Sitting near the television at Keen's house is a DVD, rented from the video store down the street, of Minority Report. Steven Spielberg's 2002 film foresaw graphical user interfaces, gesture-based navigation and ultra-thin transparent screens, technological advances now part of modern life. But one prediction in the film eerily rings far truer than the others: when Tom Cruise walks through the city, retinal scans pick up his individual information, and targeted advertising suddenly appears, keyed to his personal data.
This seemed intrusive and insidious just 11 years ago. In Keen's view, it's something in which we now willingly participate. Except it's not called a retinal scan—it's called a "status update."
"We go on the internet and we use these services, and we're not willing to pay for them. We use Google and Facebook without really understanding that their business model is acquiring our data so that they can sell more and more advertising," says Keen. "If you're not paying for your content, check your pockets, because you're being taken advantage of."
Keen's sentiment echoes that of his friend Nicholas Carr (author of The Shallows: What the Internet Is Doing to Our Brains), who argues that Facebook and its ilk represents a form of "digital sharecropping."

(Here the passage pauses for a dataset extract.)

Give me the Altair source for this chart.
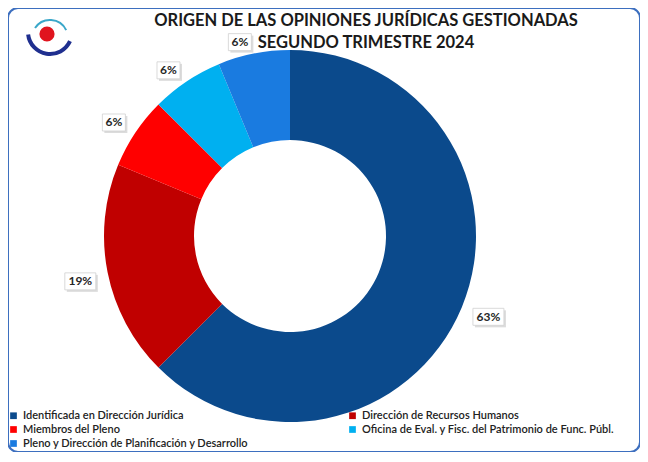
import altair as alt
import pandas as pd

categories = [
    "Identificada en Dirección Jurídica",
    "Dirección de Recursos Humanos",
    "Miembros del Pleno",
    "Oficina de Eval. y Fisc. del Patrimonio de Func. Públ.",
    "Pleno y Dirección de Planificación y Desarrollo",
]
values = [10, 3, 1, 1, 1]
percent_labels = ["63%", "19%", "6%", "6%", "6%"]
colors = ["#0b4a8c", "#c00000", "#ff0000", "#00b0f0", "#1a7be0"]
title_lines = ["ORIGEN DE LAS OPINIONES JURÍDICAS GESTIONADAS", "SEGUNDO TRIMESTRE 2024"]

df = pd.DataFrame({
    "cat": categories,
    "value": values,
    "label": percent_labels,
    "ord": list(range(len(categories))),
})

CX, CY = 282, 228
R_OUT, R_IN = 186, 96
R_LAB_X = R_OUT + 12
R_LAB_Y = R_OUT + 3
BOX_H = 17

base = alt.Chart(df)

arcs = base.mark_arc(outerRadius=R_OUT, innerRadius=R_IN).encode(
    theta=alt.Theta("value:Q", stack=True),
    order=alt.Order("ord:Q"),
    color=alt.Color(
        "cat:N",
        scale=alt.Scale(domain=categories, range=colors),
        legend=alt.Legend(
            title=None,
            orient="none",
            legendX=0,
            legendY=402,
            direction="horizontal",
            columns=2,
            columnPadding=98,
            rowPadding=2,
            symbolType="square",
            symbolSize=45,
            symbolStrokeWidth=0,
            labelFont="Lato",
            labelFontSize=11,
            labelFontWeight=600,
            labelColor="#222222",
            labelLimit=400,
            labelOffset=4,
        ),
    ),
    x=alt.value(CX),
    y=alt.value(CY),
)

lab = base.transform_window(
    cum="sum(value)", sort=[alt.SortField("ord")], frame=[None, 0]
).transform_joinaggregate(
    total="sum(value)"
).transform_calculate(
    mid="(datum.cum - datum.value/2) / datum.total * 2 * PI"
).transform_calculate(
    ax=f"{CX} + {R_LAB_X} * sin(datum.mid)",
    ay=f"{CY} - {R_LAB_Y} * cos(datum.mid)",
    sx="sin(datum.mid) >= 0 ? 1 : -1",
    sy="cos(datum.mid) <= 0 ? 1 : -1",
    w="7 + 8 * length(datum.label)",
).transform_calculate(
    bx1="datum.ax",
    bx2="datum.ax + datum.sx * datum.w",
    by1="datum.ay",
    by2=f"datum.ay + datum.sy * {BOX_H}",
).transform_calculate(
    tx="(datum.bx1 + datum.bx2) / 2",
    ty="(datum.by1 + datum.by2) / 2",
    sbx1="min(datum.bx1, datum.bx2) + 2",
    sbx2="max(datum.bx1, datum.bx2) + 2",
    sby1="min(datum.by1, datum.by2) + 2",
    sby2="max(datum.by1, datum.by2) + 2",
)

shadow = lab.mark_rect(color="#9a9a9a", opacity=0.35).encode(
    x=alt.X("sbx1:Q", scale=None), x2="sbx2:Q",
    y=alt.Y("sby1:Q", scale=None), y2="sby2:Q",
)
box = lab.mark_rect(fill="white", stroke="#d0d0d0", strokeWidth=0.8).encode(
    x=alt.X("bx1:Q", scale=None), x2="bx2:Q",
    y=alt.Y("by1:Q", scale=None), y2="by2:Q",
)
txt = lab.mark_text(font="Lato", fontSize=12, fontWeight="bold", color="#262626").encode(
    x=alt.X("tx:Q", scale=None),
    y=alt.Y("ty:Q", scale=None),
    text="label:N",
)

one = alt.Chart(pd.DataFrame({"k": [0]}))
title = one.mark_text(
    font="Lato", fontSize=16.5, fontWeight="bold", color="#1a1a1a",
    lineHeight=22, baseline="top", align="center",
).encode(x=alt.value(358), y=alt.value(5), text=alt.value(title_lines))

logo_ring = one.mark_arc(color="#1f2f8f", outerRadius=24, innerRadius=20).encode(
    theta=alt.value(2.0), theta2=alt.value(4.6), x=alt.value(42), y=alt.value(24)
)
logo_ring2 = one.mark_arc(color="#3aa7c9", outerRadius=19, innerRadius=17).encode(
    theta=alt.value(5.3), theta2=alt.value(7.4), x=alt.value(42), y=alt.value(30)
)
logo_dot = one.mark_point(filled=True, color="#e0141e", opacity=1, size=230).encode(
    x=alt.value(39), y=alt.value(26)
)

chart = alt.layer(
    logo_ring, logo_ring2, logo_dot, title, arcs, shadow, box, txt
).properties(
    width=632, height=444, padding=0, autosize="none"
).configure_view(
    stroke="#3d6fbf", strokeWidth=2, cornerRadius=10, fill="white"
)

chart.save("out.html", embed_options={"renderer": "svg", "actions": False})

"One of the fundamental economic characteristics of Web 2.0 is the distribution of production into the hands of the many and the concentration of the economic rewards into the hands of the few," wrote Carr all the way back in 2006. "It's a sharecropping system, but the sharecroppers are generally happy, because their interest lies in self-expression or socializing, not in making money."

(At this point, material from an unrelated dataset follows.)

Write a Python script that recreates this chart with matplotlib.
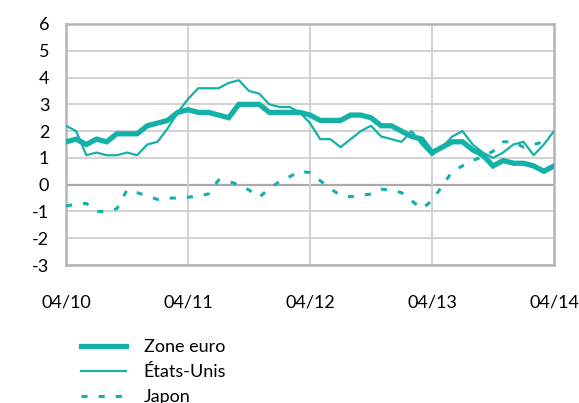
import matplotlib
matplotlib.use("Agg")
import matplotlib.pyplot as plt
import numpy as np

plt.rcParams['font.family'] = ['Lato', 'DejaVu Sans']

# Monthly data, 04/2010 .. 04/2014
zone_euro = [1.6, 1.7, 1.5, 1.7, 1.6, 1.9, 1.9, 1.9, 2.2, 2.3, 2.4, 2.7,
             2.8, 2.7, 2.7, 2.6, 2.5, 3.0, 3.0, 3.0, 2.7, 2.7, 2.7, 2.7,
             2.6, 2.4, 2.4, 2.4, 2.6, 2.6, 2.5, 2.2, 2.2, 2.0, 1.8, 1.7,
             1.2, 1.4, 1.6, 1.6, 1.3, 1.1, 0.7, 0.9, 0.8, 0.8, 0.7, 0.5,
             0.7]
etats_unis = [2.2, 2.0, 1.1, 1.2, 1.1, 1.1, 1.2, 1.1, 1.5, 1.6, 2.1, 2.7,
              3.2, 3.6, 3.6, 3.6, 3.8, 3.9, 3.5, 3.4, 3.0, 2.9, 2.9, 2.7,
              2.3, 1.7, 1.7, 1.4, 1.7, 2.0, 2.2, 1.8, 1.7, 1.6, 2.0, 1.5,
              1.1, 1.4, 1.8, 2.0, 1.5, 1.2, 1.0, 1.2, 1.5, 1.6, 1.1, 1.5,
              2.0]
japon = [-0.8, -0.72, -0.7, -1.0, -1.0, -0.9, -0.2, -0.3, -0.42, -0.55, -0.5, -0.5,
         -0.47, -0.42, -0.35, 0.17, 0.12, 0.0, -0.2, -0.47, -0.15, 0.12, 0.3, 0.5,
         0.45, 0.15, -0.15, -0.4, -0.45, -0.4, -0.35, -0.17, -0.2, -0.3, -0.6, -0.9,
         -0.6, -0.05, 0.5, 0.7, 0.9, 1.05, 1.25, 1.6, 1.6, 1.4, 1.5, 1.6]

x_tick_labels = ['04/10', '04/11', '04/12', '04/13', '04/14']
y_ticks = [6, 5, 4, 3, 2, 1, 0, -1, -2, -3]

teal = '#14b1a8'
grid_c = '#cfcfcf'

fig = plt.figure(figsize=(5.79, 4.03), dpi=100)
ax = fig.add_axes([66/579, 1 - 265/403, (554 - 66)/579, (265 - 24)/403])

months_ez = np.arange(len(zone_euro))
months_us = np.arange(len(etats_unis))
months_jp = np.arange(len(japon))

ax.plot(months_ez, zone_euro, color=teal, lw=3.8, solid_joinstyle='miter', label='Zone euro', zorder=4)
ax.plot(months_us, etats_unis, color=teal, lw=1.6, label='États-Unis', zorder=5)
ax.plot(months_jp, japon, color=teal, lw=2.2, dashes=(2.0, 3.6), label='Japon', zorder=3)

ax.set_xlim(0, 48)
ax.set_ylim(-3, 6)
ax.set_xticks([0, 12, 24, 36, 48])
ax.set_xticklabels(x_tick_labels)
ax.set_yticks(y_ticks)
ax.set_yticklabels([str(v) for v in y_ticks])

for v in y_ticks:
    if v == 0:
        ax.axhline(v, color='#a9a9a9', lw=1.6, zorder=1)
    else:
        ax.axhline(v, color=grid_c, lw=1.3, zorder=1)
for xv in [12, 24, 36]:
    ax.axvline(xv, color=grid_c, lw=1.3, zorder=1)

for s in ax.spines.values():
    s.set_color('#b5b5b5')
    s.set_linewidth(1.8)

ax.tick_params(axis='both', length=0, labelsize=13, colors='black')
ax.tick_params(axis='x', pad=21)
ax.tick_params(axis='y', pad=12)

leg = fig.legend(loc='upper left', bbox_to_anchor=(74/579, 1 - 332/403),
                 frameon=False, fontsize=13, handlelength=2.5, handletextpad=0.95,
                 labelspacing=0.5, borderaxespad=0)

fig.savefig('out.png', dpi=100)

Keen concurs. "We're all back in the antebellum South here in terms of working in the fields, guaranteeing massive profit for a small group of people who are laughing all the way to the bank."
What is the cultural mechanism that brought us to this place of full disclosures, and what pan-global personality tick is it exploiting?
"We're all desperate to express ourselves. We all think we have something interesting to say about ourselves, so we feel we have almost a moral or aesthetic obligation to go on Facebook and tell the world what we're having for breakfast, what we're wearing or, all too often, what we're not wearing," says Keen.
"I don't think we can blame the social networks; we have to blame ourselves," adds Keen. "We've fallen in love with ourselves, we think that our narrative is interesting, and actually, it's incredibly boring to everyone except ourselves and the advertisers who are profiting from us," he continues.